Erdoğan'ın keyfi yerinde, anne ağlamaklı. Ders vermeye kalkıyor, bir şehit annesini propaganda malzemesi olarak kullanıyor. Oysa bütün Türkiye nasıl güldüğünü, eğlendiğini görüyor.

Askerlerimiz, sivillerimiz, devlet görevlilerimiz hayatlarını kaybetmiş o beyefendinin derdi başka. Bırakın anne matemini yaşasın. O annenin acısını dramını onlar biliyor mu? "Oğlunuz şehit oldu siz bu şerefi yaşadınız" diyor. E o şeref en çok sana yakışıyor, göndersene çocuklarını askere. Niye bedelli askerlik yaptırdın?

Erdoğan'a 5 soru soracağım. Bu soruların cevabını ondan millet adına bekleyeceğim. Soru 83 milyonun sorusudur.

1. Bölücü terör örgütünün tam 5,5 yıl elinde tuttuğu vatan evlatlarını kurtarmak için 2015 tarihinden bu yana Başbakan olarak ya da Cumhurbaşkanı olarak ne yaptınız?

2. Terör örgütünün başı Abdullah Öcalan’dan seçimlerde size yardımcı olması için mektup dilenirken, neden vatan evlatlarının serbest bırakılması için çağrı yapmasını istemediniz? İstanbul seçimleri sizin için 13 vatan evladından daha mı kıymetliydi?

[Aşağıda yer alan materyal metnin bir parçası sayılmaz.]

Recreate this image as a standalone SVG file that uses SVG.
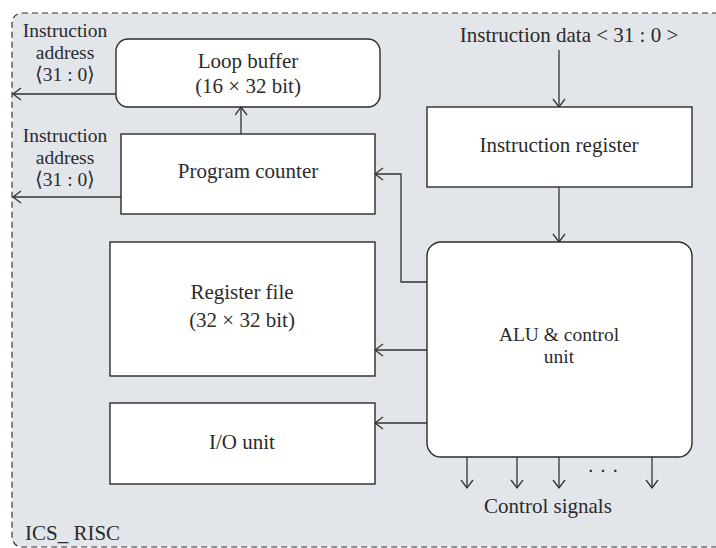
<svg xmlns="http://www.w3.org/2000/svg" width="716" height="548" viewBox="0 0 716 548">
  <defs>
    <marker id="arr" markerUnits="userSpaceOnUse" markerWidth="12" markerHeight="14" refX="9" refY="6.5" orient="auto">
      <path d="M1,0.5 L9,6.5 L1,12.5" fill="none" stroke="#333" stroke-width="1.3"/>
    </marker>
  </defs>
  <style>
    text { font-family: "Liberation Serif", "Times New Roman", serif; font-size: 21px; fill: #2b2b2b; text-anchor: middle; }
    .stack { font-size: 19.5px; }
    .box { fill: #ffffff; stroke: #2b2b2b; stroke-width: 1.4; }
    .wire { fill: none; stroke: #333; stroke-width: 1.3; marker-end: url(#arr); }
  </style>

  <!-- ICS_RISC boundary -->
  <g id="ics-risc">
    <rect x="12" y="13" width="730" height="534" rx="10" ry="10" fill="#e2e5ea" stroke="#333" stroke-width="1.2" stroke-dasharray="6,4"/>
    <text x="25" y="540" style="text-anchor:start">ICS_ RISC</text>
  </g>

  <g id="connectors">
    <path class="wire" d="M116,94 L13,94"/>
    <path class="wire" d="M121,197 L13,197"/>
    <path class="wire" d="M241,134 L241,107"/>
    <path class="wire" d="M559,50 L559,107"/>
    <path class="wire" d="M559,187 L559,242"/>
    <path class="wire" d="M427,282 L401,282 L401,174 L375,174"/>
    <path class="wire" d="M427,350 L375,350"/>
    <path class="wire" d="M427,423 L375,423"/>
    <path class="wire" d="M467,457 L467,488"/>
    <path class="wire" d="M517,457 L517,488"/>
    <path class="wire" d="M559,457 L559,488"/>
    <path class="wire" d="M652,457 L652,488"/>
  </g>

  <g id="addr-label-1">
    <text class="stack" x="65" y="37">Instruction</text>
    <text class="stack" x="65" y="59">address</text>
    <text class="stack" x="65" y="81">⟨31 : 0⟩</text>
  </g>
  <g id="addr-label-2">
    <text class="stack" x="65" y="142">Instruction</text>
    <text class="stack" x="65" y="164">address</text>
    <text class="stack" x="65" y="186">⟨31 : 0⟩</text>
  </g>

  <g id="loop-buffer">
    <rect class="box" x="116" y="39" width="264" height="68" rx="12" ry="12"/>
    <text x="248" y="68">Loop buffer</text>
    <text x="248" y="93">(16 × 32 bit)</text>
  </g>

  <g id="program-counter">
    <rect class="box" x="121" y="134" width="254" height="80"/>
    <text x="248" y="178">Program counter</text>
  </g>

  <g id="instruction-data">
    <text x="569" y="42">Instruction data &lt; 31 : 0 &gt;</text>
  </g>

  <g id="instruction-register">
    <rect class="box" x="427" y="107" width="265" height="80"/>
    <text x="559" y="152">Instruction register</text>
  </g>

  <g id="alu-control">
    <rect class="box" x="427" y="242" width="265" height="215" rx="14" ry="14"/>
    <text class="stack" x="559" y="341">ALU &amp; control</text>
    <text class="stack" x="559" y="363">unit</text>
  </g>

  <g id="register-file">
    <rect class="box" x="110" y="242" width="265" height="134"/>
    <text x="242" y="299">Register file</text>
    <text x="242" y="327">(32 × 32 bit)</text>
  </g>

  <g id="io-unit">
    <rect class="box" x="110" y="403" width="265" height="81"/>
    <text x="242" y="449">I/O unit</text>
  </g>

  <g id="control-signals">
    <text x="603" y="478">· · ·</text>
    <text x="548" y="513">Control signals</text>
  </g>
</svg>
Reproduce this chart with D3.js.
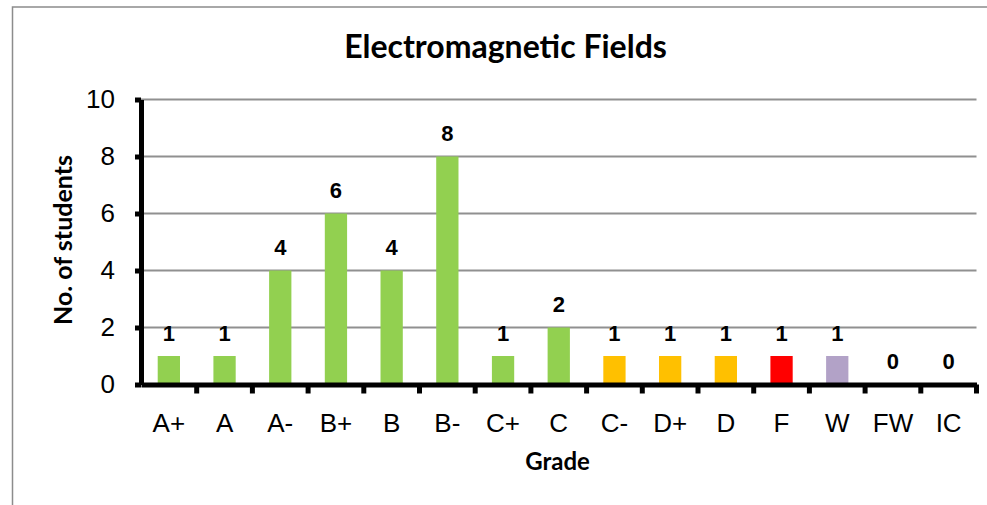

3. Yıllarca “dostum Trump” diye böbürlenip durdunuz. Neden dostluğunuzu, vatan evlatlarımızı terör örgütünün elinden kurtarmak için kullanmadınız?

4. Daha önce benzer hadiselerde sorunun çözümünde büyük katkıları olmuş İnsan Hakları Vakfı, İnsan Hakları Derneği ve Mazlum Der gibi ulusal insan hakları örgütleri ile Uluslararası İnsan Hakları Örgütlerinden terör örgütünün elinde tuttuğu evlatlarımıza zarar gelmemesi ve serbest bırakılmaları için en azından çağrıda bulunmak hiç mi aklınıza gelmedi?

5. Dün Rize’de yaptığınız açıklamalarda sınır ötesi operasyonun hedeflerinden birinin de şehit olan 13 evladımızın kurtarılması olduğunu, ancak başaramadığınızı söylediniz. 13 vatandaşımızın kurtarılması amacıyla başlatılan operasyondaki başarısızlığı kim üstlenecek? Bu işin sorumlusu kim?

Sözde gidecek 13 vatandaşımızı teröristlerin elinden alacak kendilerini kahraman ilan edeceklerdi. 13 şehidimizin sorumlusu Recep Tayyip Erdoğan’dır. Grup toplantılarını Çarşamba günü yapıyor. Bize cevap verecek ya. Bu soruların cevaplarını bekliyorum, bu millet bekliyor.”

Biliyorum cevap gelmeyecek, iktidar yine yavuz hırsız misali ev sahibini bastıracak, yine hamasi nutuklarla işi geçiştirecek ama kamu adına sormaktan da imtina etmemek lazım.